German theologian Paul Tillich moved to the United States when the Nazis revoked his license to teach.  He taught at UTS in New York, at Harvard, and at the University of Chicago.  His life work was to explore the Christian biblical tradition in the light of the concerns and issues raised by existentialist philosophers.  He wanted to help modern people make sense of the Christian faith.  He developed a helpful way of talking about God and the gods.  He used the language of “ultimate concern.”  Your “god” is whatever ultimately concerns you.  And whatever ultimately concerns you is your “god.”

In Tillich’s terms, our “god” or “ultimate concern” names whatever gets our attention and allegiance.  Every single one of us allows some value in life to have organizing power over our desire, our joy, and our energies.  What matters is not so much what we “say” about our religious commitments.  What matters is what kinds of values or ultimate concerns actually organize our lives. 

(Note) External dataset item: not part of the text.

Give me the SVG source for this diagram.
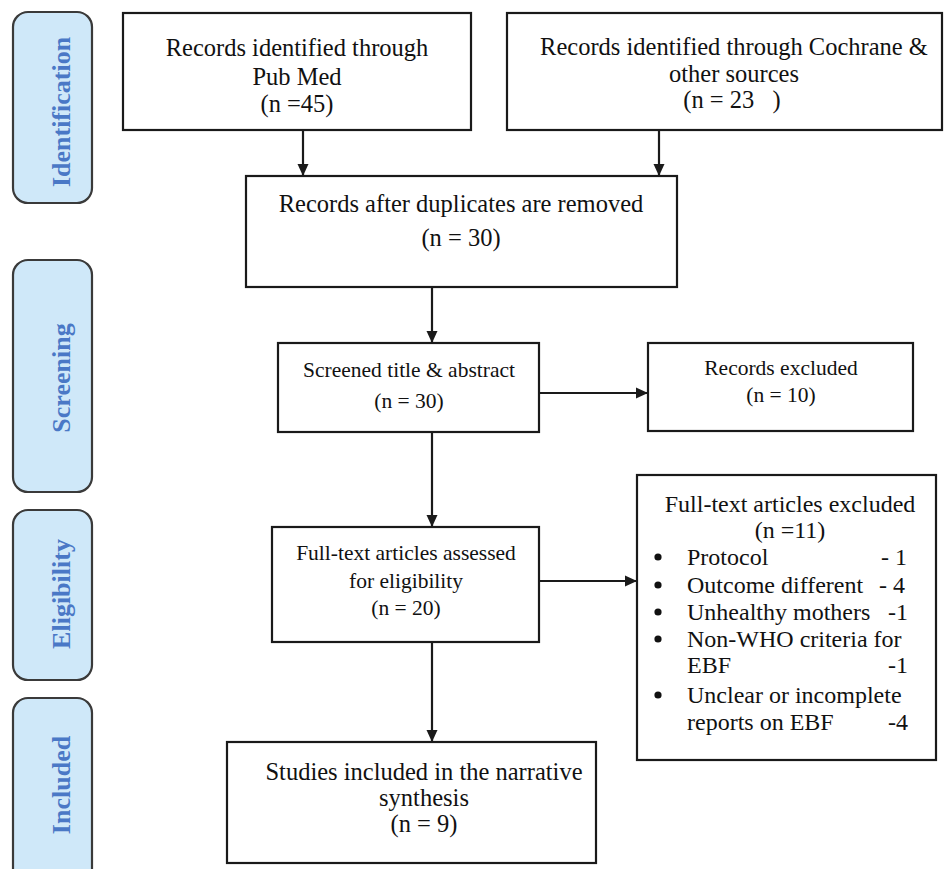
<svg xmlns="http://www.w3.org/2000/svg" width="945" height="869" viewBox="0 0 945 869">
<style>
.side rect{fill:#cfe8f9;stroke:#3a3a3a;stroke-width:2.2}
.side text{font-family:"Liberation Serif",serif;font-weight:bold;font-size:26px;fill:#4a78c6;text-anchor:middle}
.box rect{fill:#fff;stroke:#1a1a1a;stroke-width:2.2}
.box text{font-family:"Liberation Serif",serif;fill:#111;text-anchor:middle}
.c{font-size:24.5px}
.t{font-size:21.5px}
.x{font-size:24px}
.l{text-anchor:start !important}
.r{text-anchor:end !important}
#connectors line{stroke:#1a1a1a;stroke-width:2.2;fill:none}
</style>
<defs>
<marker id="ah" markerUnits="userSpaceOnUse" markerWidth="12" markerHeight="12" viewBox="0 0 12 12" refX="12" refY="6" orient="auto">
<path d="M0,0.5 L12,6 L0,11.5 Z" fill="#1a1a1a"/>
</marker>
</defs>
<rect width="945" height="869" fill="#fff"/>

<g id="phase-identification" class="side">
<rect x="13" y="12" width="79" height="191" rx="15"/>
<text transform="translate(61,112) rotate(-90)" dy="9">Identification</text>
</g>
<g id="phase-screening" class="side">
<rect x="13" y="260" width="79" height="232" rx="15"/>
<text transform="translate(61,378) rotate(-90)" dy="9">Screening</text>
</g>
<g id="phase-eligibility" class="side">
<rect x="13" y="510" width="79" height="170" rx="15"/>
<text transform="translate(61,594) rotate(-90)" dy="9">Eligibility</text>
</g>
<g id="phase-included" class="side">
<rect x="13" y="698" width="79" height="190" rx="15"/>
<text transform="translate(61,785) rotate(-90)" dy="9">Included</text>
</g>

<g id="pubmed" class="box">
<rect x="123" y="13" width="348" height="117"/>
<text class="c" x="297" y="56">Records identified through</text>
<text class="c" x="297" y="85">Pub Med</text>
<text class="c" x="297" y="112">(n =45)</text>
</g>
<g id="cochrane" class="box">
<rect x="507" y="13" width="435" height="117"/>
<text class="c" x="734" y="55">Records identified through Cochrane &amp;</text>
<text class="c" x="734" y="82">other sources</text>
<text class="c" x="732" y="108" xml:space="preserve">(n = 23   )</text>
</g>
<g id="duplicates" class="box">
<rect x="246" y="176" width="431" height="111"/>
<text class="c" x="461" y="212">Records after duplicates are removed</text>
<text class="c" x="461" y="246">(n = 30)</text>
</g>
<g id="screened" class="box">
<rect x="278" y="343" width="261" height="89"/>
<text class="t" x="409" y="377">Screened title &amp; abstract</text>
<text class="t" x="409" y="408">(n = 30)</text>
</g>
<g id="records-excluded" class="box">
<rect x="648" y="343" width="265" height="88"/>
<text class="t" x="781" y="375">Records excluded</text>
<text class="t" x="781" y="402">(n = 10)</text>
</g>
<g id="fulltext-assessed" class="box">
<rect x="272" y="527" width="267" height="115"/>
<text class="t" x="406" y="560">Full-text articles assessed</text>
<text class="t" x="406" y="588">for eligibility</text>
<text class="t" x="406" y="615">(n = 20)</text>
</g>
<g id="fulltext-excluded" class="box">
<rect x="637" y="475" width="299" height="285"/>
<text class="x" x="790" y="512">Full-text articles excluded</text>
<text class="x" x="790" y="538">(n =11)</text>
<circle cx="658" cy="557" r="3.6" fill="#111"/>
<circle cx="658" cy="585" r="3.6" fill="#111"/>
<circle cx="658" cy="612" r="3.6" fill="#111"/>
<circle cx="658" cy="639" r="3.6" fill="#111"/>
<circle cx="658" cy="695" r="3.6" fill="#111"/>
<text class="x l" x="687" y="565">Protocol</text>
<text class="x r" x="907" y="565">- 1</text>
<text class="x l" x="687" y="593">Outcome different</text>
<text class="x r" x="905" y="593">- 4</text>
<text class="x l" x="687" y="620">Unhealthy mothers</text>
<text class="x r" x="908" y="620">-1</text>
<text class="x l" x="687" y="647">Non-WHO criteria for</text>
<text class="x l" x="687" y="673">EBF</text>
<text class="x r" x="908" y="673">-1</text>
<text class="x l" x="687" y="703">Unclear or incomplete</text>
<text class="x l" x="687" y="730">reports on EBF</text>
<text class="x r" x="908" y="730">-4</text>
</g>
<g id="included" class="box">
<rect x="227" y="742" width="369" height="121"/>
<text class="c" x="424" y="780">Studies included in the narrative</text>
<text class="c" x="424" y="806">synthesis</text>
<text class="c" x="424" y="832">(n = 9)</text>
</g>

<g id="connectors">
<line x1="303" y1="131" x2="303" y2="176" marker-end="url(#ah)"/>
<line x1="659" y1="131" x2="659" y2="176" marker-end="url(#ah)"/>
<line x1="432" y1="288" x2="432" y2="343" marker-end="url(#ah)"/>
<line x1="540" y1="393" x2="648" y2="393" marker-end="url(#ah)"/>
<line x1="432" y1="433" x2="432" y2="527" marker-end="url(#ah)"/>
<line x1="540" y1="581" x2="637" y2="581" marker-end="url(#ah)"/>
<line x1="432" y1="643" x2="432" y2="742" marker-end="url(#ah)"/>
</g>
</svg>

Joshua names the rival gods of their ancestors, of the Egyptians, and of the Amorites.  What might be the rival gods, the competing ultimate concerns, in our lives?  A few candidates would be . . . politics, family honor codes, your children’s success, a spouse or lover, a group of friends, spending patterns, or particular pleasures or comforts.  None of these values are evil in themselves, but if they become the organizing power of your life, they become an ultimate concern, a rival god.

Every single one of us lives our lives within this reality of being pulled in different directions.  That’s why one of God’s gifts to us is a life filled with continual opportunities to recommit ourselves to the life-giving covenant with Jesus Christ.

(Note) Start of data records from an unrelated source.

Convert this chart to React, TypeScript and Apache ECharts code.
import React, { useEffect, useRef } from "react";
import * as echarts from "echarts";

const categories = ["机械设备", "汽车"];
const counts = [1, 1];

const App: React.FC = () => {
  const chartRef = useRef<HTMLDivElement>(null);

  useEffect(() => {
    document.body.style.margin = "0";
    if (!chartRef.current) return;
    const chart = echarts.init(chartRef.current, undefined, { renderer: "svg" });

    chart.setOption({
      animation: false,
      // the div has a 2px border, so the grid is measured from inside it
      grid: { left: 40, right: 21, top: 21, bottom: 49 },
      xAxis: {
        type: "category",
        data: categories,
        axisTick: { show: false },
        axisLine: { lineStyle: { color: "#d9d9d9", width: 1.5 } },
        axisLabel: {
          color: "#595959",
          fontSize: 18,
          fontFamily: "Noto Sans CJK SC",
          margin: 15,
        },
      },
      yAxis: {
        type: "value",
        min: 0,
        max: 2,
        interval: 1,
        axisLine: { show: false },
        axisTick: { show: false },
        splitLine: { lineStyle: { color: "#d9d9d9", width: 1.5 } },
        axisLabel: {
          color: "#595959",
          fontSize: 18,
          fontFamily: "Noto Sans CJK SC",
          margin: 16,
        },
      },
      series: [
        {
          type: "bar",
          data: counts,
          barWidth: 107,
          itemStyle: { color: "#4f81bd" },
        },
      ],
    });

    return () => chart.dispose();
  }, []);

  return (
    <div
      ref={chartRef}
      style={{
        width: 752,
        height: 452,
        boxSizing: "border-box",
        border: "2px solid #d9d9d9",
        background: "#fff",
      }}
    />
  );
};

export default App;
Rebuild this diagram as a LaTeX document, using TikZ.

Now of course, none of us wants to feel like every day is a revival service where we have to summon the energy for another conversion experience.  That would be a terrible burden.

What God offers us instead is the gift of a life where renewal and recommitment are built into the very fabric of life.  One of God’s blessings is to provide us with fresh chances every day to realign our energies.  The Psalmist says, “Your mercies are fresh everyday, O Lord.”  And they are!  We don’t have to carry around yesterday’s burdens, disappointments, and failures.  Each day God comes to us anew with life abundant. 

The rhythmic pattern of weekly worship together with others who are following Jesus Christ is one of these gifts.  Through the simple practices of greeting and making peace with others, of confessing our sins together, of singing and praying, of listening to the Word read and preached, of offering our financial resources and our best energies – each experience of worship is an opportunity to refresh and renew our lives in God.

In every baptism, like Harper’s today, we all together reaffirm our baptismal vows to love and serve God together.  We’re all reminded that we’ve been bathed and cared for by the love of God and adopted into a new family with a new story.  And we share the Lord’s Supper as the meal that nourishes us for the challenges we face.

But the opportunities for renewal do not all happen at church during worship.  God has woven them into the rest of your week.

Your rest each night is a gift of renewal from God.  You stop working, you lay down and your energies are restored in sleep.  This is an experience of the grace of God at work.  You wake into a new day and your shower is another baptism, washing you in the mercy of God to face what’s ahead of you that day.  Your meals are an encounter with God in thanksgiving, as God feeds you and strengthens you.  And the work you do during the day – whether it is child care, volunteer work or paid work – the work you do is a way of sharing in God’s work of blessing and healing the world.  Every single ordinary day is filled with experiences of renewed commitment to the love of God.


God’s loving presence doesn’t come and go.  God stays wonderfully near.  What comes and goes are special opportunities to renew and refresh our commitment to the love and grace of God at work in our lives.  Keep watch, and stay awake, God’s gifts are all around you!